I first heard of Gender Links in 2010, when they were at a meeting at Kadoka Ranch Motel. That’s where we were introduced to GL as a council, and we continued to do training with them. Three women from Norton were invited. I first learnt about gender budgeting and gender mainstreaming here. It was an invaluable lesson, since I now use these skills often in my portfolios. The training was a real eye opener for me, as I already had some knowledge on gender issues, but not to the level that Gender Links provided. For my job, I needed the in depth knowledge, and until I got it, I didn’t realize how big the gap was. As soon as I grasped the concept, I returned to my council and was very concerned. I looked at the budgets again and realized there were issues that may have been left out. The training helped me to enhance work that had already been done; I could improve the budgeting process. I have used the skills through my role as Audit and Risk Management and Conflict and Management chairperson. The biggest change, though, has been in the Sports Committee, where we no longer allow sports academies to have only boys teams. If this is the case, they will no be recognized in the community.

It’s hard to think back to specific accomplishments since I have been councilor. But there have certainly been changes.
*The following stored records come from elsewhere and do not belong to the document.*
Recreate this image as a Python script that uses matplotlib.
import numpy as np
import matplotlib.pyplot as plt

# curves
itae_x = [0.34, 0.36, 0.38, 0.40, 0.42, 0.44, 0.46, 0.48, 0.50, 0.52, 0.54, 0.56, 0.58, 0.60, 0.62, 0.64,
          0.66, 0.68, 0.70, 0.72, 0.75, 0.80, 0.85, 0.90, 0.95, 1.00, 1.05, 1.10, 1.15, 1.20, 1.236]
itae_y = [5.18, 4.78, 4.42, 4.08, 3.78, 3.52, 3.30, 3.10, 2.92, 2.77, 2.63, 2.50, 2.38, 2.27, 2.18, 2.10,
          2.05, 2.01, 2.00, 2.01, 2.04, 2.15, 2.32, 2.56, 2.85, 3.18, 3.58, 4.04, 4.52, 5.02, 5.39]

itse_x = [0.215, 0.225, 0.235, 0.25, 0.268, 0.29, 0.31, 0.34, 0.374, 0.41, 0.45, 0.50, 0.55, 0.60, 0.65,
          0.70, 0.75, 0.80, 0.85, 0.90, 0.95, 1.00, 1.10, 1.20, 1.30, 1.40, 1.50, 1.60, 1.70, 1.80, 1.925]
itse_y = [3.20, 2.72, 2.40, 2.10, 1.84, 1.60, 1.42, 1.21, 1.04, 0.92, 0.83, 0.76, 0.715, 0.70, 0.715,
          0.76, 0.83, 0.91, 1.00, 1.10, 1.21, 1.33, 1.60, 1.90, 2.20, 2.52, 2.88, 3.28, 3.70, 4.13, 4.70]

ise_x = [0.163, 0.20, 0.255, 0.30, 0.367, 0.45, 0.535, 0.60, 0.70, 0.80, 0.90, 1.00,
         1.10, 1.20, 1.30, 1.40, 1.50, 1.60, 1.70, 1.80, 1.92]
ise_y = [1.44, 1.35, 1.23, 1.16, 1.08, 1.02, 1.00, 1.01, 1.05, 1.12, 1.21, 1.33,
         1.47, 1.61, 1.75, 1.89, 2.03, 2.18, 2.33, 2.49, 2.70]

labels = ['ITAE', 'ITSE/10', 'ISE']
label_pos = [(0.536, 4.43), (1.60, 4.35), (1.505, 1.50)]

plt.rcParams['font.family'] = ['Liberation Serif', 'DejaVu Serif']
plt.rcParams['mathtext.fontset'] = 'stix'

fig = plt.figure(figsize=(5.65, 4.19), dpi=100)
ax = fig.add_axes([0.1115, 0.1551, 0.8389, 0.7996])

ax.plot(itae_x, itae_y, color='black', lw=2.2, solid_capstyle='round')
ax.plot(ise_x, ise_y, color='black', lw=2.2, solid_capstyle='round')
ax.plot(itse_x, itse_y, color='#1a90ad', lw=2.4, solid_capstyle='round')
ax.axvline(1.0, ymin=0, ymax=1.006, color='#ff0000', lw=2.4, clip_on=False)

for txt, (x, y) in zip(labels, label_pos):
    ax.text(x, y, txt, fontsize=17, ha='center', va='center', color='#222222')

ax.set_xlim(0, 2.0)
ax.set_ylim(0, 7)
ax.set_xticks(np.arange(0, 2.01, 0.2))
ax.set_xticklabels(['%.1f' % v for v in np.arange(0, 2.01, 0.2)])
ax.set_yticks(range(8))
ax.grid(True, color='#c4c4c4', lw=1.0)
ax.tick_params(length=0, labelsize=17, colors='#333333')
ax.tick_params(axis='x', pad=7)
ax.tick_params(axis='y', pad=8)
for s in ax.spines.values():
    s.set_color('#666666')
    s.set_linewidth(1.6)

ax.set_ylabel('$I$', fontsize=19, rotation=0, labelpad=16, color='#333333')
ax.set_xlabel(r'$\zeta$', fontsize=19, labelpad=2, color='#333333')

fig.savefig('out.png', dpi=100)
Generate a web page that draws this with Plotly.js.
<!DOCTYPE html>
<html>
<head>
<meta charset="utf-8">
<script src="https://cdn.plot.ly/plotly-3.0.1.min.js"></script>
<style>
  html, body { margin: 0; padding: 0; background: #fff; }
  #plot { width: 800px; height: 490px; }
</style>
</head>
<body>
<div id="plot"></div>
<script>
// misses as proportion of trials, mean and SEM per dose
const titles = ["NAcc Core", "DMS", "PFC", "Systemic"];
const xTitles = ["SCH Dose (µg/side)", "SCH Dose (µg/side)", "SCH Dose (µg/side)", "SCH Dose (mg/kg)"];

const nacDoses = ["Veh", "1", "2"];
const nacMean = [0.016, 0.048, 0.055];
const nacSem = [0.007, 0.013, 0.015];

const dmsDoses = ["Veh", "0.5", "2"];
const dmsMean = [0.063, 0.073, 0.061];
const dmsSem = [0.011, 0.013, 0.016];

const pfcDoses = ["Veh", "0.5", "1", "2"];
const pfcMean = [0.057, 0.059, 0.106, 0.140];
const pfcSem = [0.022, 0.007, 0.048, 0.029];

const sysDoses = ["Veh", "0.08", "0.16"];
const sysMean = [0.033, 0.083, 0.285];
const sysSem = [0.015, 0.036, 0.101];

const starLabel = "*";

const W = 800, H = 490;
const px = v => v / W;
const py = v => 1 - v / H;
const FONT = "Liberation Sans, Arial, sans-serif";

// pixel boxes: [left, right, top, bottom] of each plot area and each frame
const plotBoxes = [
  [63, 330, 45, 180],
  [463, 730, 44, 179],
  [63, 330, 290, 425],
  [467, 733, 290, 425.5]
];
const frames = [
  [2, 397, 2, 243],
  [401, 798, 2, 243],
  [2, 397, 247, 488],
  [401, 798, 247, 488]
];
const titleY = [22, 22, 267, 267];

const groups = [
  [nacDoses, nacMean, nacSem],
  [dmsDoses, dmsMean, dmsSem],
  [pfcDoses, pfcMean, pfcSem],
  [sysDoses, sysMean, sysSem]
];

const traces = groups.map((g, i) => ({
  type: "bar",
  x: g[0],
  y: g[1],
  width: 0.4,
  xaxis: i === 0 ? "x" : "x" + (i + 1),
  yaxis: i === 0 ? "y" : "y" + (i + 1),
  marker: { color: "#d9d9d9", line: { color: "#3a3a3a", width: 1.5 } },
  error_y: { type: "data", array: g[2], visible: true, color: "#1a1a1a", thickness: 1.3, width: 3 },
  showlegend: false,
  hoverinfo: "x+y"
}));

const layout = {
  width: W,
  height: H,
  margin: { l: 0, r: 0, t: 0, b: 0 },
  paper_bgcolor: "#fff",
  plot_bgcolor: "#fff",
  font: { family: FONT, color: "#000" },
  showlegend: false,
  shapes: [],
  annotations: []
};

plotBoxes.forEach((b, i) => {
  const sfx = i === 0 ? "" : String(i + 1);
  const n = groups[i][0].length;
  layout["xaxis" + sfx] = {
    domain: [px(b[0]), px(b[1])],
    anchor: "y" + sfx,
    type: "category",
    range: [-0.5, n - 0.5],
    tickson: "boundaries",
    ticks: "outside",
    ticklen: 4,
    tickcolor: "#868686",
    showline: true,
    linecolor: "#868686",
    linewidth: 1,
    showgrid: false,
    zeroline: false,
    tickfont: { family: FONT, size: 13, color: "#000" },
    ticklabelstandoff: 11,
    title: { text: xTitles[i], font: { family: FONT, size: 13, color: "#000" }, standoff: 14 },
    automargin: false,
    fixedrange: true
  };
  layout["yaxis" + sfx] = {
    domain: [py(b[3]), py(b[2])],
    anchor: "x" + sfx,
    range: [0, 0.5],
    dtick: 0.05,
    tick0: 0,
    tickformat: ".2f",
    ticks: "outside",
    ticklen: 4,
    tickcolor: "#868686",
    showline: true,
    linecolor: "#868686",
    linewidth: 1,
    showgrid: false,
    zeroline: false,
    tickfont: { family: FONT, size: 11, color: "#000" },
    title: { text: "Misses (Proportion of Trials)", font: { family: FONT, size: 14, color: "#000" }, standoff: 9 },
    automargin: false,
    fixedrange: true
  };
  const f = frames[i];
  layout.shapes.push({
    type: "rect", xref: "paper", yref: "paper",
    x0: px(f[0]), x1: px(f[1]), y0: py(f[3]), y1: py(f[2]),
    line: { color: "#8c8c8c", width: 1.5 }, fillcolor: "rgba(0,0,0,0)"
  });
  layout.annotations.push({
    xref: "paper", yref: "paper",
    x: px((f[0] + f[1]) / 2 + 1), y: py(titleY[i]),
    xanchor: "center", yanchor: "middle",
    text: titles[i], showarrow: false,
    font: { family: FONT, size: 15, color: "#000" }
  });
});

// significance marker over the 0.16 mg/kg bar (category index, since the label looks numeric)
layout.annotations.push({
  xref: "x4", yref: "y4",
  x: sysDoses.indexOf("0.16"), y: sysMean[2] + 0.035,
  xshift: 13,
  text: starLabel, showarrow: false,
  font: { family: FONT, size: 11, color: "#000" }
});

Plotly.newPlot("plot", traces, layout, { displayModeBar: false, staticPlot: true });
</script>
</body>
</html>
In 2008, community members came to me to ask me to help with an issue where residential stands were being bought from the council and resold to other residents. Some had no title deeds and therefore no ownership of the land they lived on. I took the issue to heart and starting to rectify the problem. Currently, those residents and others, through their faith in my abilities, have title deeds and ownership of their stands and homes.

When I think of the economic situation in my community, I decided that the best way to help was to start a poultry project, the Nharira Poultry Project, whereby I approached a bank which provided the capital, and I gathered a group of both men and women who wrote to the council and were given one hectare of land to house the project. They are now looking for partners to construct the buildings needed. I have done an herb project with Environment Africa, where people were trained to grow and process herbs, and I have set up the pilot project for it at my home. I have also set up a fish pilot project at my home, and the National Parks department has decided that it is work rolling out into the community. I attribute my success to Gender Links and WiPSU, without whom I would never have been empowered enough to start strong. I have learned a lot through the training that I did over 2 years ago, and I continue to apply what I learned practically in my community. I can proudly say I am a leader because I can change things.
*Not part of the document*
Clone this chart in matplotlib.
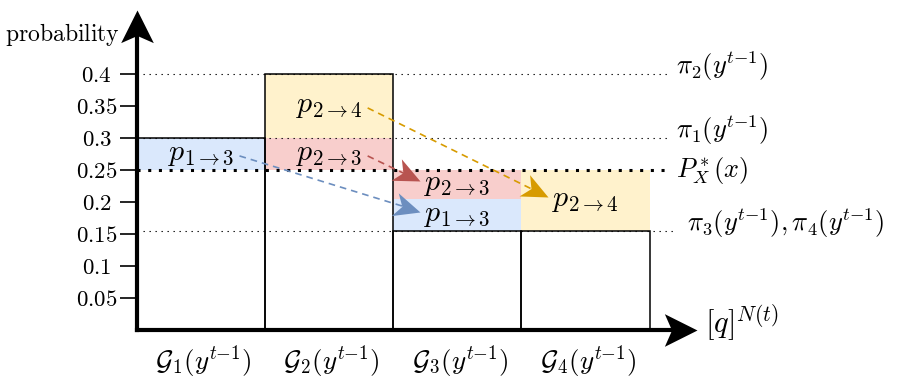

In spite of all these positive developments, I certainly face challenges. At times, there is a lack of coordination of efforts within the council. Another main issue was when as a councilor I am criticized; and one point, the issues led to my home, and I almost lost my marriage. It was through training from GL and WiPSU that I persevered at this difficult time. GL taught us to be women of character. I’m confident that I always do the right thing the first time, not the second time. Through GL I have learned to speak with dignity and honour as the Audit Chairperson.

My most memorable experience as a councilor was when beach soccer came to Zimbabwe for the first time in 2012. I have been on the sports committee since my election, and I often wondered why it was that we invest so much time in the youth through sport, and yet still the children didn’t change. They participated in all the sports that were available, but I still felt that something was missing to boost the morale of the youth in my community. After much communication with Beach Soccer Zimbabwe in 2010, the council was referred to ZIFA. After communicating with ZIFA, ZIFA finally communicated with FIFA. All ten provinces congregated in Norton to launch Beach Soccer in Zimbabwe- with FIFA representatives to top it all off. I saw a spark in the young people at that time that hadn’t come through in other sports in the past; the energy was tremendous.
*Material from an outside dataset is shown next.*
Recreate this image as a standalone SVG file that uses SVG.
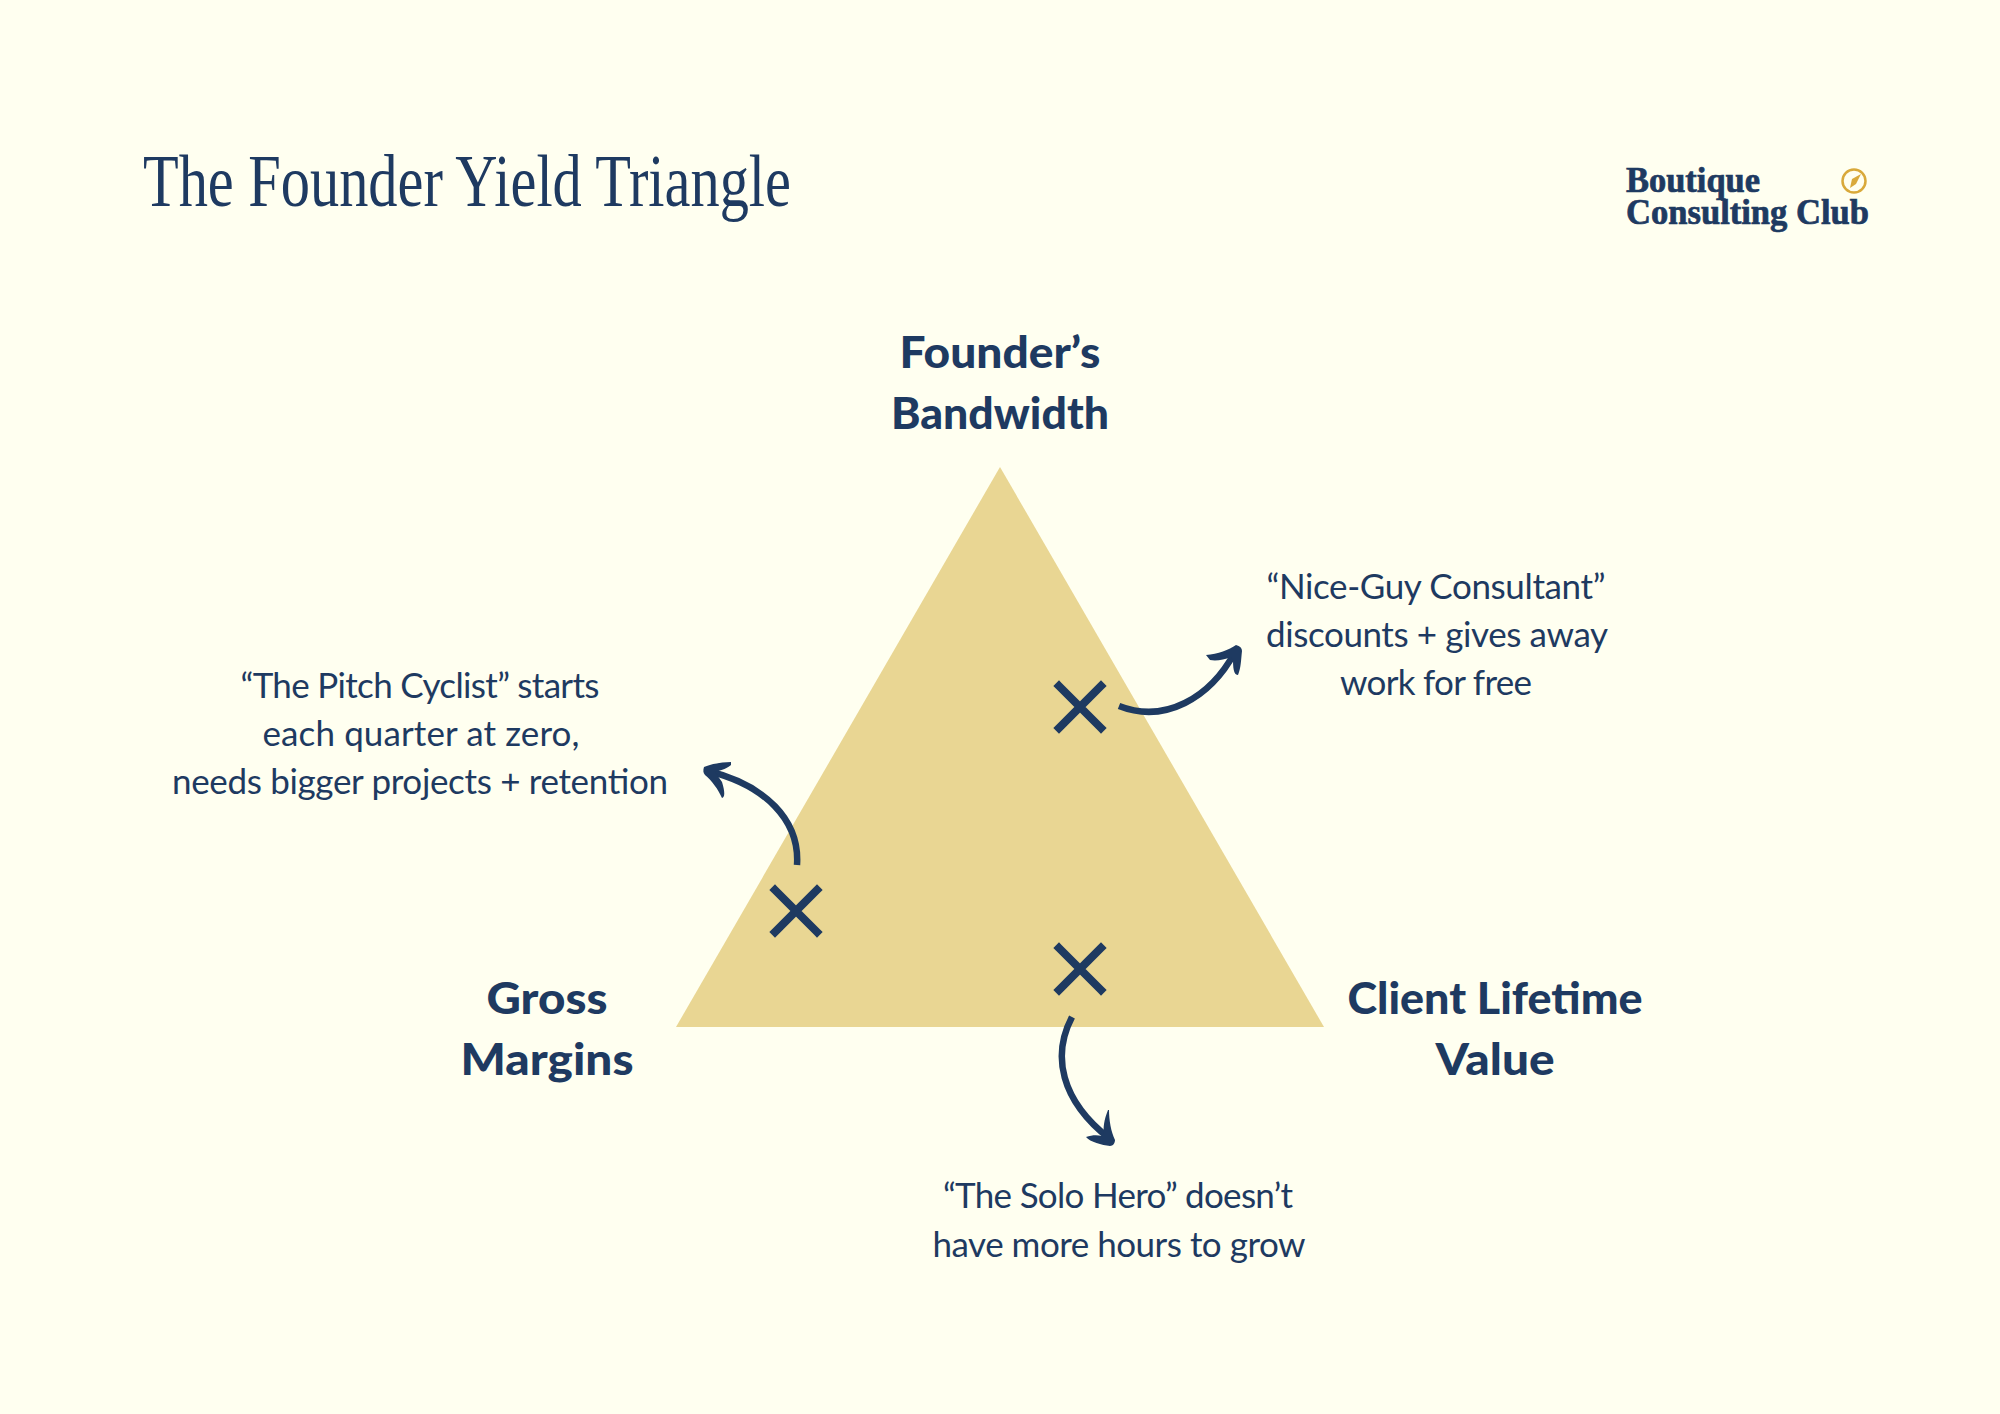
<svg xmlns="http://www.w3.org/2000/svg" width="2000" height="1414" viewBox="0 0 2000 1414">
<style>
text{fill:#1e3a61}
.t{font-family:"Liberation Serif",serif;font-size:74px}
.l{font-family:"Lato","Liberation Sans",sans-serif;font-weight:900;font-size:44px;text-anchor:middle}
.b{font-family:"Lato","Liberation Sans",sans-serif;font-weight:400;font-size:35px;text-anchor:middle}
.g{font-family:"Liberation Serif",serif;font-weight:700;font-size:35px;stroke:#1e3a61;stroke-width:.7}
.x{fill:none;stroke:#1e3a61;stroke-width:8;stroke-linecap:square}
.c{fill:none;stroke:#1e3a61;stroke-width:6.5;stroke-linecap:butt}
.h{fill:#1e3a61}
</style>
<rect width="2000" height="1414" fill="#fffff0"/>
<g id="title"><text class="t" x="143" y="206" textLength="648" lengthAdjust="spacingAndGlyphs">The Founder Yield Triangle</text></g>
<g id="logo">
<text class="g" x="1626" y="192" textLength="134" lengthAdjust="spacingAndGlyphs">Boutique</text>
<text class="g" x="1626" y="224" textLength="243" lengthAdjust="spacingAndGlyphs">Consulting Club</text>
<circle cx="1854" cy="181" r="11.5" fill="none" stroke="#d9a93a" stroke-width="2.5"/>
<path d="M1861 174L1856 184L1850 188L1852 179Z" fill="#d9a93a"/>
</g>
<g id="triangle"><path d="M1000 467L1324 1027H676Z" fill="#e9d693"/></g>
<g id="node-bandwidth"><text class="l" x="1000" y="368" textLength="201" lengthAdjust="spacingAndGlyphs">Founder’s</text><text class="l" x="1000" y="429" textLength="218" lengthAdjust="spacingAndGlyphs">Bandwidth</text></g>
<g id="node-margins"><text class="l" x="547" y="1014" textLength="121" lengthAdjust="spacingAndGlyphs">Gross</text><text class="l" x="547" y="1075" textLength="173" lengthAdjust="spacingAndGlyphs">Margins</text></g>
<g id="node-clv"><text class="l" x="1495" y="1014" textLength="295" lengthAdjust="spacingAndGlyphs">Client Lifetime</text><text class="l" x="1495" y="1075" textLength="119" lengthAdjust="spacingAndGlyphs">Value</text></g>
<g id="mark-nice"><path class="x" d="M1059 686L1101 728M1101 686L1059 728"/></g>
<g id="mark-pitch"><path class="x" d="M775 890L817 932M817 890L775 932"/></g>
<g id="mark-solo"><path class="x" d="M1059 948L1101 990M1101 948L1059 990"/></g>
<g id="note-nice"><text class="b" x="1436" y="599" textLength="339">“Nice-Guy Consultant”</text><text class="b" x="1437" y="647" textLength="342">discounts + gives away</text><text class="b" x="1436" y="695" textLength="192">work for free</text></g>
<g id="note-pitch"><text class="b" x="420" y="698" textLength="359">“The Pitch Cyclist” starts</text><text class="b" x="421" y="746" textLength="317">each quarter at zero,</text><text class="b" x="420" y="794" textLength="496">needs bigger projects + retention</text></g>
<g id="note-solo"><text class="b" x="1118" y="1208" textLength="350">“The Solo Hero” doesn’t</text><text class="b" x="1119" y="1257" textLength="373">have more hours to grow</text></g>
<g id="connectors">
<path class="c" d="M1119 706C1165 724 1210 698 1235 652"/>
<path class="h" d="M1206 655C1218 654 1229 650 1236 645C1240 646 1242 648 1242 651C1241 660 1241 668 1238 675C1235 675 1233 672 1233 660L1231 657C1224 660 1216 661 1210 660Z"/>
<path class="c" d="M797 865C800 820 765 785 708 771"/>
<path class="h" d="M731 762C722 762 711 764 704 767C703 770 703 773 705 775C712 781 718 789 722 798C725 797 725 792 722 782L715 772C722 770 728 768 731 765Z"/>
<path class="c" d="M1072 1017C1052 1055 1060 1100 1110 1139"/>
<path class="h" d="M1108 1110C1104 1120 1103 1128 1104 1133L1102 1136C1097 1135 1092 1135 1086 1137C1090 1142 1102 1145 1110 1146C1113 1146 1115 1143 1115 1140C1111 1132 1109 1120 1109 1110Z"/>
</g>
</svg>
I strongly believe that when you are determined to do something, even the big organizations will help where they can. If you are determined, honest and hard working you will succeed.

I attribute my analytical skills to GL; their training has really strengthened me in that regard. I look at several things we need to prioritise. I know how to get the information I want. When I first started in the auditing committee, there was a backlog, and I stuck to my guns and got all of the reports up to date even with back lash from my fellow councilors. It was not easy, but it was necessary, and in retrospect, it was a very worthwhile thing to work towards. Everyone has someone to support them in their roles, and Gender Links has been a pillar of strength for me along the way. WiPSU and the Senior Auditor in the council have also been a source of strength and guidance.

In the future, I want to run for Mayor and then Member of Parliament. I am a leader, I am a source of change. Wherever I am, change locates me.